Nepal: Where Everest is King (of the currency)

Up until 2007 the Nepalese rupee featured a portrait of the King of Nepal. This is in keeping with other states with monarchies: the obvious choice. But what is the best move when the obvious choice is eliminated?

In 2001, Prince Dipendra (who was heir to the throne) got mad, got drunk and, well, machine gunned his whole family including his dad, King Birendra. Dipendra then killed himself. From 2001 until 2007, notes were issued with the image of the new king, Birendra’s brother Gyanendra.

As you can imagine the monarchy was a bit of a mess after the mass murder, and no one really liked Gyanendra. Worse, Gyanendra went for hard and heavy rule, which flew in the face of the constitutional monarchy that his late brother had set up. The political parties weren’t into that. The Maoist rebels weren’t into that. Gyanendra wasn’t going to last long with that attitude.

And he didn’t. He WAS on the money though.

In 2006, during major protests, people were killed and injured during royal government curfews. This made everyone even more mad and, eventually, Gyanendra was forced to reinstate the parliament. Parliament then took away all of the king’s powers. In 2007, all properties that Gyanendra inherited from his brother were nationalised. On 27 May 2008 Gyanendra was told he had 15 days to get out of the palace.Two_nepalese_rupee_coin

Now Gyanendra is not the king of Nepal, although he periodically makes noise about coming back to the throne. This will not happen.

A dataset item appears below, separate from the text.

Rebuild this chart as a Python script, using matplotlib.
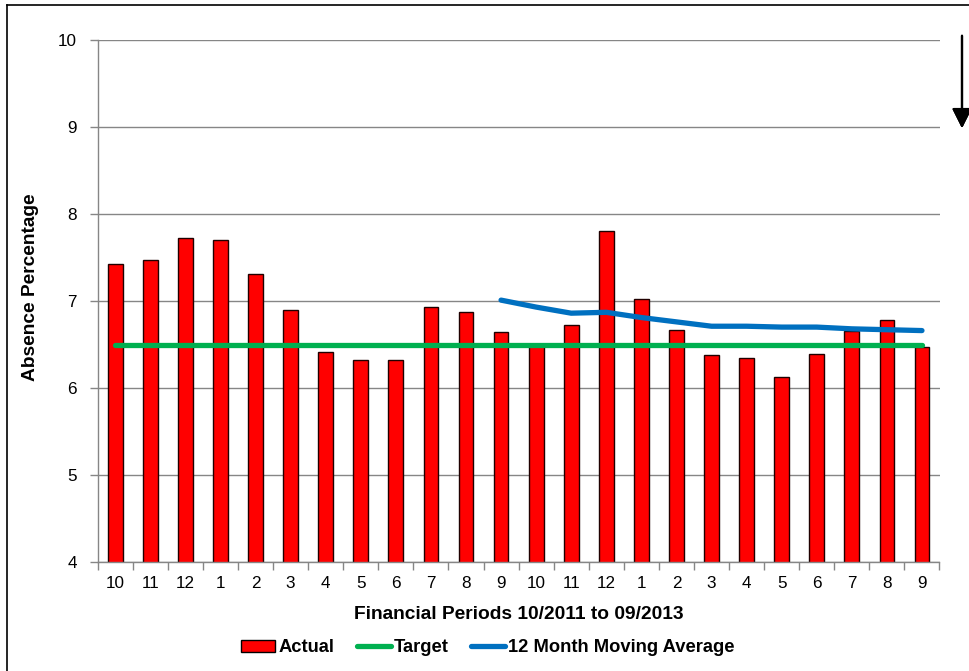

So what is Nepal to do in the wake of the fall of one of its major families? Who goes on the money in a country with internal political and social struggles? There really isn’t, like, a hero of all Nepal that isn’t controversial in some way. So who goes on the money?

Mount Everest.

On every Nepali note and every Nepali coin, in the place where a portrait usually is, you will find Mount Everest.

I love it. Everest is the king of Nepal.

This isn’t as absurd as it sounds. Why have a person at all when you can have a symbol of national pride? Everest is what Nepal is for most of the outside world and, internally, companies that use Everest as a symbol pair it with words like “strong”. A weak king replaced with the strength of the king of all mountains. I don’t know of any other country that has scrapped the whole idea of the portrait on currency.

Aside: New Zealand’s $5 note features Sir Edmund Hillary, one of the two people to first summit Everest.


It does not, however, have Everest. Hillary insisted that if he be put on the money, the mountain with him should be Aoraki/Mount Cook. A New Zealand peak for a New Zealand bill. The money folks agreed to that (couldn’t say no to Sir Ed). And that is the sum total of my knowledge of Everest currency.